Work to be completed
Reproduce all the lines exactly as they stand, apart from the pictures.

Given data
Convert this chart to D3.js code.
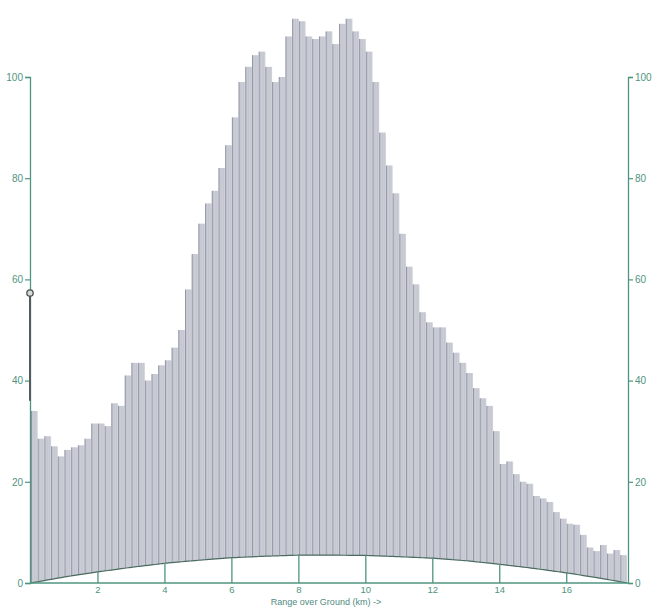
<!DOCTYPE html>
<html><head><meta charset="utf-8">
<script src="https://cdn.jsdelivr.net/npm/d3@7"></script>
<style>body{margin:0;background:#fff}svg{display:block}</style>
</head><body>
<script>
// Terrain profile heights, one per 0.2 km step
const stepKm = 0.2;
const heights = [34,28.5,29,27,25,26.3,26.8,27.2,28.5,31.5,31.5,31,35.5,35,41,43.5,43.5,40,41.3,43,
44,46.5,50,58,65,71,75,77.5,82,86.5,92,99,102,104.3,105,102,99,100,108,111.5,
111,108,107.5,108,109,106.5,110.5,111.5,109,107.5,105,99,89,82.5,77,69,62.5,59,53.5,51.5,
50.5,50.5,47.5,45.5,43.5,41.5,38.5,36.5,35,30,23.5,24,21.5,20,19.6,17.2,16.7,16,14,12.7,
11.7,11.5,9.5,7,6.3,7.5,5.8,6.5,5.5];
// Earth bulge baseline read at whole km
const bulgeKm = [0,1,2,3,4,5,6,7,8,9,10,11,12,13,14,15,16,17,17.8];
const bulgeVal = [0,1.2,2.2,3.1,3.9,4.5,5.0,5.3,5.5,5.5,5.45,5.2,4.9,4.4,3.7,2.9,2.0,0.95,0];
const xTicks = [2,4,6,8,10,12,14,16];
const yTicks = [0,20,40,60,80,100];
const mastTop = 57.3, mastBottom = 36;
const xTitle = "Range over Ground (km) ->";
const maxKm = 17.8;

const W = 654, H = 608;
const axisCol = "#4f9480";
const svg = d3.select("body").append("svg").attr("width", W).attr("height", H);
const x = d3.scaleLinear().domain([0, maxKm]).range([31, 627]);
const y = d3.scaleLinear().domain([0, 100]).range([583, 77]);

const bulge = d3.scaleLinear().domain(bulgeKm).range(bulgeVal);

// bars
const g = svg.append("g");
g.selectAll("rect.bar").data(heights).join("rect")
  .attr("class","bar")
  .attr("x", (d,i) => x(i*stepKm))
  .attr("width", x(stepKm) - x(0))
  .attr("y", d => y(d))
  .attr("height", d => y(0) - y(d))
  .attr("fill", "#cfd1d9");
// thin hatching lines inside bars
g.selectAll("line.hatch").data(heights.flatMap((d,i)=>[0.25,0.5,0.75].map(f=>({d,k:(i+f)*stepKm})))).join("line")
  .attr("x1", o => x(o.k)).attr("x2", o => x(o.k))
  .attr("y1", o => y(o.d)).attr("y2", y(0))
  .attr("stroke", "#c0c3cd").attr("stroke-width", 0.8);
// darker edges
g.selectAll("line.edge").data(heights).join("line")
  .attr("x1", (d,i) => x(i*stepKm)+0.5).attr("x2", (d,i) => x(i*stepKm)+0.5)
  .attr("y1", d => y(d)).attr("y2", y(0))
  .attr("stroke", "#9296a7").attr("stroke-width", 1);

// white area below earth bulge
const bulgePts = d3.range(0, maxKm + 0.001, 0.1).map(k => [k, bulge(Math.min(k, maxKm))]);
const area = d3.area().x(d => x(d[0])).y0(y(0)).y1(d => y(d[1])).curve(d3.curveMonotoneX);
svg.append("path").datum(bulgePts).attr("d", area).attr("fill", "#fff");
const line = d3.line().x(d => x(d[0])).y(d => y(d[1])).curve(d3.curveMonotoneX);
svg.append("path").datum(bulgePts).attr("d", line).attr("fill", "none")
  .attr("stroke", "#4a6b60").attr("stroke-width", 1.2);

// x ticks from axis up to bulge
svg.selectAll("line.xt").data(xTicks).join("line")
  .attr("x1", d => x(d)).attr("x2", d => x(d))
  .attr("y1", y(0)).attr("y2", d => y(bulge(d)))
  .attr("stroke", axisCol).attr("stroke-width", 1.3);
svg.selectAll("text.xl").data(xTicks).join("text")
  .attr("x", d => x(d)).attr("y", 593).attr("text-anchor","middle")
  .attr("font-family","Liberation Sans, Arial, sans-serif").attr("font-size", 9.5)
  .attr("fill", axisCol).text(d => d);

// x axis line
svg.append("line").attr("x1", x(0)-1).attr("x2", x(maxKm)+1).attr("y1", y(0)).attr("y2", y(0))
  .attr("stroke", axisCol).attr("stroke-width", 1.5);

// y axes
const leftAxis = d3.axisLeft(y).tickValues(yTicks).tickSize(5).tickPadding(2);
const rightAxis = d3.axisRight(y).tickValues(yTicks).tickSize(5).tickPadding(2);
const la = svg.append("g").attr("transform", `translate(${x(0)-1},0)`).call(leftAxis);
const ra = svg.append("g").attr("transform", `translate(${x(maxKm)+1},0)`).call(rightAxis);
[la, ra].forEach(a => {
  a.select(".domain").attr("stroke", axisCol).attr("stroke-width", 1.3);
  a.selectAll(".tick line").attr("stroke", axisCol).attr("stroke-width", 1.2);
  a.selectAll(".tick text").attr("fill", axisCol).attr("font-size", 10)
    .attr("font-family","Liberation Sans, Arial, sans-serif");
});

// antenna mast
svg.append("line").attr("x1", x(0)-1).attr("x2", x(0)-1)
  .attr("y1", y(mastTop)).attr("y2", y(mastBottom))
  .attr("stroke", "#555a5e").attr("stroke-width", 2);
svg.append("circle").attr("cx", x(0)-1).attr("cy", y(mastTop)).attr("r", 3.2)
  .attr("fill", "#d8dcd8").attr("stroke", "#4a4f50").attr("stroke-width", 1.3);

// axis title
svg.append("text").attr("x", 326).attr("y", 605).attr("text-anchor","middle")
  .attr("font-family","Liberation Sans, Arial, sans-serif").attr("font-size", 9)
  .attr("fill", "#4f8a80").text(xTitle);
</script>
</body></html>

Response below
Convert this chart to D3.js code.
<!DOCTYPE html>
<html><head><meta charset="utf-8">
<script src="https://cdn.jsdelivr.net/npm/d3@7"></script>
<style>body{margin:0;background:#fff}svg{display:block}</style>
</head><body>
<script>
// Terrain profile heights, one per 0.2 km step
const stepKm = 0.2;
const heights = [34,28.5,29,27,25,26.3,26.8,27.2,28.5,31.5,31.5,31,35.5,35,41,43.5,43.5,40,41.3,43,
44,46.5,50,58,65,71,75,77.5,82,86.5,92,99,102,104.3,105,102,99,100,108,111.5,
111,108,107.5,108,109,106.5,110.5,111.5,109,107.5,105,99,89,82.5,77,69,62.5,59,53.5,51.5,
50.5,50.5,47.5,45.5,43.5,41.5,38.5,36.5,35,30,23.5,24,21.5,20,19.6,17.2,16.7,16,14,12.7,
11.7,11.5,9.5,7,6.3,7.5,5.8,6.5,5.5];
// Earth bulge baseline read at whole km
const bulgeKm = [0,1,2,3,4,5,6,7,8,9,10,11,12,13,14,15,16,17,17.8];
const bulgeVal = [0,1.2,2.2,3.1,3.9,4.5,5.0,5.3,5.5,5.5,5.45,5.2,4.9,4.4,3.7,2.9,2.0,0.95,0];
const xTicks = [2,4,6,8,10,12,14,16];
const yTicks = [0,20,40,60,80,100];
const mastTop = 57.3, mastBottom = 36;
const xTitle = "Range over Ground (km) ->";
const maxKm = 17.8;

const W = 654, H = 608;
const axisCol = "#4f9480";
const svg = d3.select("body").append("svg").attr("width", W).attr("height", H);
const x = d3.scaleLinear().domain([0, maxKm]).range([31, 627]);
const y = d3.scaleLinear().domain([0, 100]).range([583, 77]);

const bulge = d3.scaleLinear().domain(bulgeKm).range(bulgeVal);

// bars
const g = svg.append("g");
g.selectAll("rect.bar").data(heights).join("rect")
  .attr("class","bar")
  .attr("x", (d,i) => x(i*stepKm))
  .attr("width", x(stepKm) - x(0))
  .attr("y", d => y(d))
  .attr("height", d => y(0) - y(d))
  .attr("fill", "#cfd1d9");
// thin hatching lines inside bars
g.selectAll("line.hatch").data(heights.flatMap((d,i)=>[0.25,0.5,0.75].map(f=>({d,k:(i+f)*stepKm})))).join("line")
  .attr("x1", o => x(o.k)).attr("x2", o => x(o.k))
  .attr("y1", o => y(o.d)).attr("y2", y(0))
  .attr("stroke", "#c0c3cd").attr("stroke-width", 0.8);
// darker edges
g.selectAll("line.edge").data(heights).join("line")
  .attr("x1", (d,i) => x(i*stepKm)+0.5).attr("x2", (d,i) => x(i*stepKm)+0.5)
  .attr("y1", d => y(d)).attr("y2", y(0))
  .attr("stroke", "#9296a7").attr("stroke-width", 1);

// white area below earth bulge
const bulgePts = d3.range(0, maxKm + 0.001, 0.1).map(k => [k, bulge(Math.min(k, maxKm))]);
const area = d3.area().x(d => x(d[0])).y0(y(0)).y1(d => y(d[1])).curve(d3.curveMonotoneX);
svg.append("path").datum(bulgePts).attr("d", area).attr("fill", "#fff");
const line = d3.line().x(d => x(d[0])).y(d => y(d[1])).curve(d3.curveMonotoneX);
svg.append("path").datum(bulgePts).attr("d", line).attr("fill", "none")
  .attr("stroke", "#4a6b60").attr("stroke-width", 1.2);

// x ticks from axis up to bulge
svg.selectAll("line.xt").data(xTicks).join("line")
  .attr("x1", d => x(d)).attr("x2", d => x(d))
  .attr("y1", y(0)).attr("y2", d => y(bulge(d)))
  .attr("stroke", axisCol).attr("stroke-width", 1.3);
svg.selectAll("text.xl").data(xTicks).join("text")
  .attr("x", d => x(d)).attr("y", 593).attr("text-anchor","middle")
  .attr("font-family","Liberation Sans, Arial, sans-serif").attr("font-size", 9.5)
  .attr("fill", axisCol).text(d => d);

// x axis line
svg.append("line").attr("x1", x(0)-1).attr("x2", x(maxKm)+1).attr("y1", y(0)).attr("y2", y(0))
  .attr("stroke", axisCol).attr("stroke-width", 1.5);

// y axes
const leftAxis = d3.axisLeft(y).tickValues(yTicks).tickSize(5).tickPadding(2);
const rightAxis = d3.axisRight(y).tickValues(yTicks).tickSize(5).tickPadding(2);
const la = svg.append("g").attr("transform", `translate(${x(0)-1},0)`).call(leftAxis);
const ra = svg.append("g").attr("transform", `translate(${x(maxKm)+1},0)`).call(rightAxis);
[la, ra].forEach(a => {
  a.select(".domain").attr("stroke", axisCol).attr("stroke-width", 1.3);
  a.selectAll(".tick line").attr("stroke", axisCol).attr("stroke-width", 1.2);
  a.selectAll(".tick text").attr("fill", axisCol).attr("font-size", 10)
    .attr("font-family","Liberation Sans, Arial, sans-serif");
});

// antenna mast
svg.append("line").attr("x1", x(0)-1).attr("x2", x(0)-1)
  .attr("y1", y(mastTop)).attr("y2", y(mastBottom))
  .attr("stroke", "#555a5e").attr("stroke-width", 2);
svg.append("circle").attr("cx", x(0)-1).attr("cy", y(mastTop)).attr("r", 3.2)
  .attr("fill", "#d8dcd8").attr("stroke", "#4a4f50").attr("stroke-width", 1.3);

// axis title
svg.append("text").attr("x", 326).attr("y", 605).attr("text-anchor","middle")
  .attr("font-family","Liberation Sans, Arial, sans-serif").attr("font-size", 9)
  .attr("fill", "#4f8a80").text(xTitle);
</script>
</body></html>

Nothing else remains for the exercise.